WRITTEN EXERCISE: Repeat the material verbatim and drop the pictures.

GIVEN DATA:
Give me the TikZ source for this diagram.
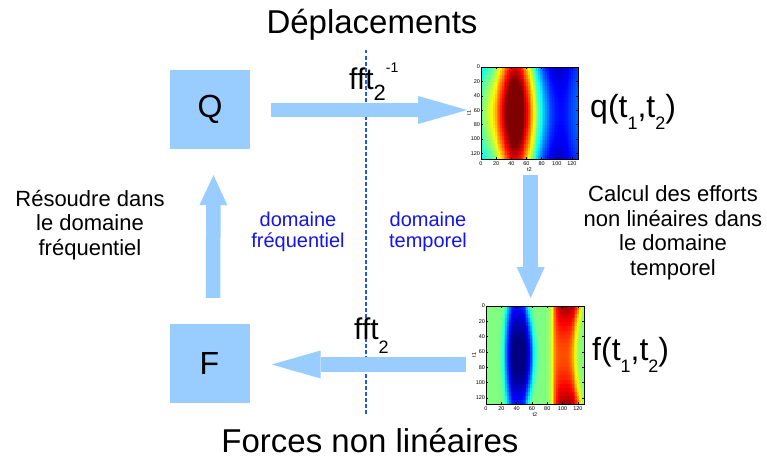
\documentclass[tikz,border=0pt]{standalone}
\usepackage{fontspec}
\setmainfont{Liberation Sans}
\usetikzlibrary{arrows.meta}
\definecolor{lb}{RGB}{153,204,255}
\definecolor{dtxt}{RGB}{20,20,235}
\definecolor{dline}{RGB}{30,90,230}
\newcommand\fs[1]{\fontsize{#1}{#1}\selectfont}
% value of map 1 (q) at t2=\htt, s=\hs
\newcommand\valq{%
  \pgfmathsetmacro\hv{0.5+0.5*((1.7+0.34*\hs)*exp(-((\htt-45)/(28+2.7*\hs))^2)-0.9+0.1*\hs+0.5*exp(-(\htt/20)^2)+0.25*exp(-((\htt-128)/15)^2))}%
}
\newcommand\valf{%
  \pgfmathsetmacro\hb{exp(-min(30,(((\htt-41-2*\hs)/(13.9+4.3*\hs))^2)^2))}%
  \pgfmathsetmacro\hr{exp(-min(30,(((\htt-105+4*\hs)/(17.7-2.2*\hs))^2)^2))}%
  \pgfmathsetmacro\hv{0.5-(0.35+0.17*\hs)*\hb+(0.47-0.17*\hs)*\hr}%
}
\newcommand\heatmap[5]{%
 \foreach \i in {0,...,55}{%
  \foreach \j in {0,...,23}{%
   \pgfmathsetmacro\htt{(\i+0.5)/56*128}%
   \pgfmathsetmacro\hs{sin(180*(\j+0.5)/24)}%
   \ifnum#5=1 \valq\else\valf\fi
   \pgfmathsetmacro\hv{max(0,min(1,\hv))}%
   \pgfmathsetmacro\cR{max(0,min(1,min(4*\hv-1.5,4.5-4*\hv)))}%
   \pgfmathsetmacro\cG{max(0,min(1,min(4*\hv-0.5,3.5-4*\hv)))}%
   \pgfmathsetmacro\cB{max(0,min(1,min(4*\hv+0.5,2.5-4*\hv)))}%
   \definecolor{cc}{rgb}{\cR,\cG,\cB}%
   \fill[cc] ({#1+\i*#3/56},{#2+\j*#4/24}) rectangle ++({#3/56+0.4},{#4/24+0.4});
  }}%
}
\newcommand\hmaxes[5]{%
 \draw[line width=0.4pt] (#1,#2) rectangle ++(#3,#4);
 \foreach \t in {0,20,...,120}{%
   \draw[line width=0.3pt] ({#1+\t*#3/128},{#2+#4}) -- ++(0,-1.8);
   \draw[line width=0.3pt] ({#1+\t*#3/128},{#2}) -- ++(0,1.8);
   \draw[line width=0.3pt] ({#1},{#2+\t*#4/128}) -- ++(1.8,0);
   \draw[line width=0.3pt] ({#1+#3},{#2+\t*#4/128}) -- ++(-1.8,0);
   \node[ticklab,anchor=north] (#5x\t) at ({#1+\t*#3/128},{#2+#4+2.5}) {\t};
   \node[ticklab,anchor=east] (#5y\t) at ({#1-0.8},{#2+\t*#4/128}) {\t};
 }
 \node[ticklab,anchor=north] (#5xl) at ({#1+#3/2},{#2+#4+8}) {t2};
 \node[ticklab,rotate=90,anchor=south] (#5yl) at ({#1-10},{#2+#4/2}) {t1};
}
\begin{document}
\begin{tikzpicture}[x=1pt,y=-1pt,
  box/.style={fill=lb, minimum width=80pt, minimum height=79pt, inner sep=0pt, font=\fs{32}},
  bigarrow/.style={draw=lb, line width=14.5pt, -{Triangle[length=#1,width=28pt,line width=0pt]}},
  ticklab/.style={inner sep=0pt, font=\fs{5.5}},
  hm/.style={inner sep=0pt, anchor=north west},
  title/.style={inner sep=0pt, anchor=base, font=\fs{33}},
  lab/.style={inner sep=0pt, anchor=base west},
  side/.style={inner sep=0pt, anchor=base, align=center, font=\fontsize{22}{24.5}\selectfont},
  dom/.style={inner sep=0pt, anchor=base, align=center, text=dtxt, font=\fontsize{20}{21}\selectfont},
  divline/.style={draw=dline, line width=1.6pt, dash pattern=on 3.5pt off 2.5pt}
]
\useasboundingbox (0,0) rectangle (767,460);
\fill[white] (0,0) rectangle (767,460);

% heatmaps
\node[hm, minimum width=97pt, minimum height=92pt] (m1) at (481,67) {};
\node[hm, minimum width=98pt, minimum height=98pt] (m2) at (486,306) {};
\heatmap{481}{67}{97}{92}{1}
\heatmap{486}{306}{98}{98}{2}
\hmaxes{481}{67}{97}{92}{a}
\hmaxes{486}{306}{98}{98}{b}

% boxes
\node[box] (Q) at (210,109.5) {Q};
\node[box] (F) at (209.5,363.5) {F};

% divider
\coordinate (dt) at (366,50);
\coordinate (db) at (366,415);
\draw[divline] (dt) -- (db);

% arrows
\coordinate (a1e) at (m1.west |- Q.east);
\draw[bigarrow=49pt] ([xshift=21pt,yshift=-0.5pt]Q.east) -- ([xshift=-14pt,yshift=-0.5pt]a1e);
\coordinate (a2e) at (m1.south |- m2.north);
\draw[bigarrow=31pt] ([xshift=1pt,yshift=-16pt]m1.south) -- ([xshift=1pt,yshift=8pt]a2e);
\draw[bigarrow=30pt] ([xshift=3.5pt,yshift=26pt]F.north) -- ([xshift=3.5pt,yshift=-26pt]Q.south);
\coordinate (a4s) at (m2.west |- F.east);
\draw[bigarrow=49pt] ([xshift=-20pt,yshift=-1pt]a4s) -- ([xshift=22pt,yshift=-1pt]F.east);

% titles
\node[title] (tdep) at (372,34) {Déplacements};
\node[title] (tfor) at (370,452) {Forces non linéaires};

% fft labels
\node[lab] (lfft1) at (349,89) {{\fs{30}fft}\raisebox{-11pt}{\fs{22}2}\raisebox{17pt}{\fs{14}-1}};
\node[lab] (lfft2) at (354,339) {{\fs{30}fft}\raisebox{-14pt}{\fs{18}2}};

% q and f labels
\node[lab] (lq) at (590,117) {{\fs{32}q(t}\raisebox{-12pt}{\fs{18}1}{\fs{32},t}\raisebox{-12pt}{\fs{18}2}{\fs{32})}};
\node[lab] (lf) at (592,360) {{\fs{32}f(t}\raisebox{-12pt}{\fs{18}1}{\fs{32},t}\raisebox{-12pt}{\fs{18}2}{\fs{32})}};

% side texts (base = last line)
\node[side] (tres) at (90,255) {Résoudre dans\\le domaine\\fréquentiel};
\node[side] (tcal) at (673,275) {Calcul des efforts\\non linéaires dans\\le domaine\\temporel};
\node[dom] (dfreq) at (298,247) {domaine\\fréquentiel};
\node[dom] (dtemp) at (428,247) {domaine\\temporel};
\end{tikzpicture}
\end{document}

EXERCISE ANSWER:
Give me the TikZ source for this diagram.
\documentclass[tikz,border=0pt]{standalone}
\usepackage{fontspec}
\setmainfont{Liberation Sans}
\usetikzlibrary{arrows.meta}
\definecolor{lb}{RGB}{153,204,255}
\definecolor{dtxt}{RGB}{20,20,235}
\definecolor{dline}{RGB}{30,90,230}
\newcommand\fs[1]{\fontsize{#1}{#1}\selectfont}
% value of map 1 (q) at t2=\htt, s=\hs
\newcommand\valq{%
  \pgfmathsetmacro\hv{0.5+0.5*((1.7+0.34*\hs)*exp(-((\htt-45)/(28+2.7*\hs))^2)-0.9+0.1*\hs+0.5*exp(-(\htt/20)^2)+0.25*exp(-((\htt-128)/15)^2))}%
}
\newcommand\valf{%
  \pgfmathsetmacro\hb{exp(-min(30,(((\htt-41-2*\hs)/(13.9+4.3*\hs))^2)^2))}%
  \pgfmathsetmacro\hr{exp(-min(30,(((\htt-105+4*\hs)/(17.7-2.2*\hs))^2)^2))}%
  \pgfmathsetmacro\hv{0.5-(0.35+0.17*\hs)*\hb+(0.47-0.17*\hs)*\hr}%
}
\newcommand\heatmap[5]{%
 \foreach \i in {0,...,55}{%
  \foreach \j in {0,...,23}{%
   \pgfmathsetmacro\htt{(\i+0.5)/56*128}%
   \pgfmathsetmacro\hs{sin(180*(\j+0.5)/24)}%
   \ifnum#5=1 \valq\else\valf\fi
   \pgfmathsetmacro\hv{max(0,min(1,\hv))}%
   \pgfmathsetmacro\cR{max(0,min(1,min(4*\hv-1.5,4.5-4*\hv)))}%
   \pgfmathsetmacro\cG{max(0,min(1,min(4*\hv-0.5,3.5-4*\hv)))}%
   \pgfmathsetmacro\cB{max(0,min(1,min(4*\hv+0.5,2.5-4*\hv)))}%
   \definecolor{cc}{rgb}{\cR,\cG,\cB}%
   \fill[cc] ({#1+\i*#3/56},{#2+\j*#4/24}) rectangle ++({#3/56+0.4},{#4/24+0.4});
  }}%
}
\newcommand\hmaxes[5]{%
 \draw[line width=0.4pt] (#1,#2) rectangle ++(#3,#4);
 \foreach \t in {0,20,...,120}{%
   \draw[line width=0.3pt] ({#1+\t*#3/128},{#2+#4}) -- ++(0,-1.8);
   \draw[line width=0.3pt] ({#1+\t*#3/128},{#2}) -- ++(0,1.8);
   \draw[line width=0.3pt] ({#1},{#2+\t*#4/128}) -- ++(1.8,0);
   \draw[line width=0.3pt] ({#1+#3},{#2+\t*#4/128}) -- ++(-1.8,0);
   \node[ticklab,anchor=north] (#5x\t) at ({#1+\t*#3/128},{#2+#4+2.5}) {\t};
   \node[ticklab,anchor=east] (#5y\t) at ({#1-0.8},{#2+\t*#4/128}) {\t};
 }
 \node[ticklab,anchor=north] (#5xl) at ({#1+#3/2},{#2+#4+8}) {t2};
 \node[ticklab,rotate=90,anchor=south] (#5yl) at ({#1-10},{#2+#4/2}) {t1};
}
\begin{document}
\begin{tikzpicture}[x=1pt,y=-1pt,
  box/.style={fill=lb, minimum width=80pt, minimum height=79pt, inner sep=0pt, font=\fs{32}},
  bigarrow/.style={draw=lb, line width=14.5pt, -{Triangle[length=#1,width=28pt,line width=0pt]}},
  ticklab/.style={inner sep=0pt, font=\fs{5.5}},
  hm/.style={inner sep=0pt, anchor=north west},
  title/.style={inner sep=0pt, anchor=base, font=\fs{33}},
  lab/.style={inner sep=0pt, anchor=base west},
  side/.style={inner sep=0pt, anchor=base, align=center, font=\fontsize{22}{24.5}\selectfont},
  dom/.style={inner sep=0pt, anchor=base, align=center, text=dtxt, font=\fontsize{20}{21}\selectfont},
  divline/.style={draw=dline, line width=1.6pt, dash pattern=on 3.5pt off 2.5pt}
]
\useasboundingbox (0,0) rectangle (767,460);
\fill[white] (0,0) rectangle (767,460);

% heatmaps
\node[hm, minimum width=97pt, minimum height=92pt] (m1) at (481,67) {};
\node[hm, minimum width=98pt, minimum height=98pt] (m2) at (486,306) {};
\heatmap{481}{67}{97}{92}{1}
\heatmap{486}{306}{98}{98}{2}
\hmaxes{481}{67}{97}{92}{a}
\hmaxes{486}{306}{98}{98}{b}

% boxes
\node[box] (Q) at (210,109.5) {Q};
\node[box] (F) at (209.5,363.5) {F};

% divider
\coordinate (dt) at (366,50);
\coordinate (db) at (366,415);
\draw[divline] (dt) -- (db);

% arrows
\coordinate (a1e) at (m1.west |- Q.east);
\draw[bigarrow=49pt] ([xshift=21pt,yshift=-0.5pt]Q.east) -- ([xshift=-14pt,yshift=-0.5pt]a1e);
\coordinate (a2e) at (m1.south |- m2.north);
\draw[bigarrow=31pt] ([xshift=1pt,yshift=-16pt]m1.south) -- ([xshift=1pt,yshift=8pt]a2e);
\draw[bigarrow=30pt] ([xshift=3.5pt,yshift=26pt]F.north) -- ([xshift=3.5pt,yshift=-26pt]Q.south);
\coordinate (a4s) at (m2.west |- F.east);
\draw[bigarrow=49pt] ([xshift=-20pt,yshift=-1pt]a4s) -- ([xshift=22pt,yshift=-1pt]F.east);

% titles
\node[title] (tdep) at (372,34) {Déplacements};
\node[title] (tfor) at (370,452) {Forces non linéaires};

% fft labels
\node[lab] (lfft1) at (349,89) {{\fs{30}fft}\raisebox{-11pt}{\fs{22}2}\raisebox{17pt}{\fs{14}-1}};
\node[lab] (lfft2) at (354,339) {{\fs{30}fft}\raisebox{-14pt}{\fs{18}2}};

% q and f labels
\node[lab] (lq) at (590,117) {{\fs{32}q(t}\raisebox{-12pt}{\fs{18}1}{\fs{32},t}\raisebox{-12pt}{\fs{18}2}{\fs{32})}};
\node[lab] (lf) at (592,360) {{\fs{32}f(t}\raisebox{-12pt}{\fs{18}1}{\fs{32},t}\raisebox{-12pt}{\fs{18}2}{\fs{32})}};

% side texts (base = last line)
\node[side] (tres) at (90,255) {Résoudre dans\\le domaine\\fréquentiel};
\node[side] (tcal) at (673,275) {Calcul des efforts\\non linéaires dans\\le domaine\\temporel};
\node[dom] (dfreq) at (298,247) {domaine\\fréquentiel};
\node[dom] (dtemp) at (428,247) {domaine\\temporel};
\end{tikzpicture}
\end{document}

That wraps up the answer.